The Foreign Office Library copy of this key work on Anglo-Russian diplomacy and the Eastern Question.
David Urquhart (1805-1877), Scottish diplomat and writer, travelled extensively in the Near East and Black Sea environs, and developed an intimate understanding of Turkish culture and affairs. After a period of freelance war correspondence in which he petitioned the British government through the press, he was recruited as an aide to Stratford Canning on a mission to negotiate the Greek frontier with Turkey. In Constantinople in 1832, Urquhart was accused of “going native”, adopting local dress and customs, and moving out of the embassy quarters. He returned to the East in 1834, “embarking upon a yacht tour around the Black Sea, visiting the Circassian tribes who were fighting the Russian attempts to incorporate them within the empire” (ODNB).

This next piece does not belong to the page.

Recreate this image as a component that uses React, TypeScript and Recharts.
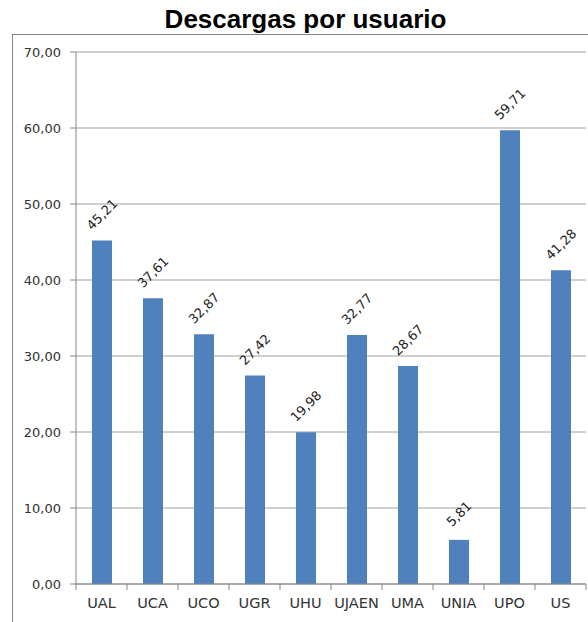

In 1834 Urquhart made an attempt, known as the Vixen Affair, to break the Russian trade embargo on the east coast of the Black Sea, and force British involvement. Palmerston accused Urquhart of causing diplomatic embarrassment, and ended his official commission. The present text was first published in England, anonymously, that same year. This fifth edition, which came to press in the following year, includes an extensive 23pp additional introduction entitles “Impossibility of Dislodging Russia from the Dardanelles”, and two further pages of critical commentary which would suggest that the first edition came to press in December of 1834. That it should have reached five editions before the end of the next year is testament to the extent to which Turkish and Russian foreign policy were of chief concern to the British public.
The Foreign Office Library was, until the lease expired in the 1990s, held at Cornwall House in Southwark. The move into smaller accommodation required a sizeable reduction in the collections, and dispersals were conducted both by deposit into other British research libraries like the BL, Cambridge, and the Bodleian, and by sale through the antiquarian book trade.
Maggs issued a catalogue of such books, though the present title did not appear. Quoted in the introduction to Catalogue 1165: “Much the largest collector of information about our foreign countries was the Foreign Office. The British diplomatic service had become one of the best organized and most professional in the world, notwithstanding the fact that until the present century it was staffed mainly by amateurs, intelligent and not so intelligent. The purpose of the service was to be in permanent contact with other countries, partly to deal with them and partly to know about them.” (P. Calvocovesi Top Secret Ultra, 1980 p17).
Urquhart was the quintessential amateur diplomat of the nineteenth century, prolific in his output and at times far from in accordance with Parliament in his intentions. As such, the Foreign Office would have paid close attention to his published works.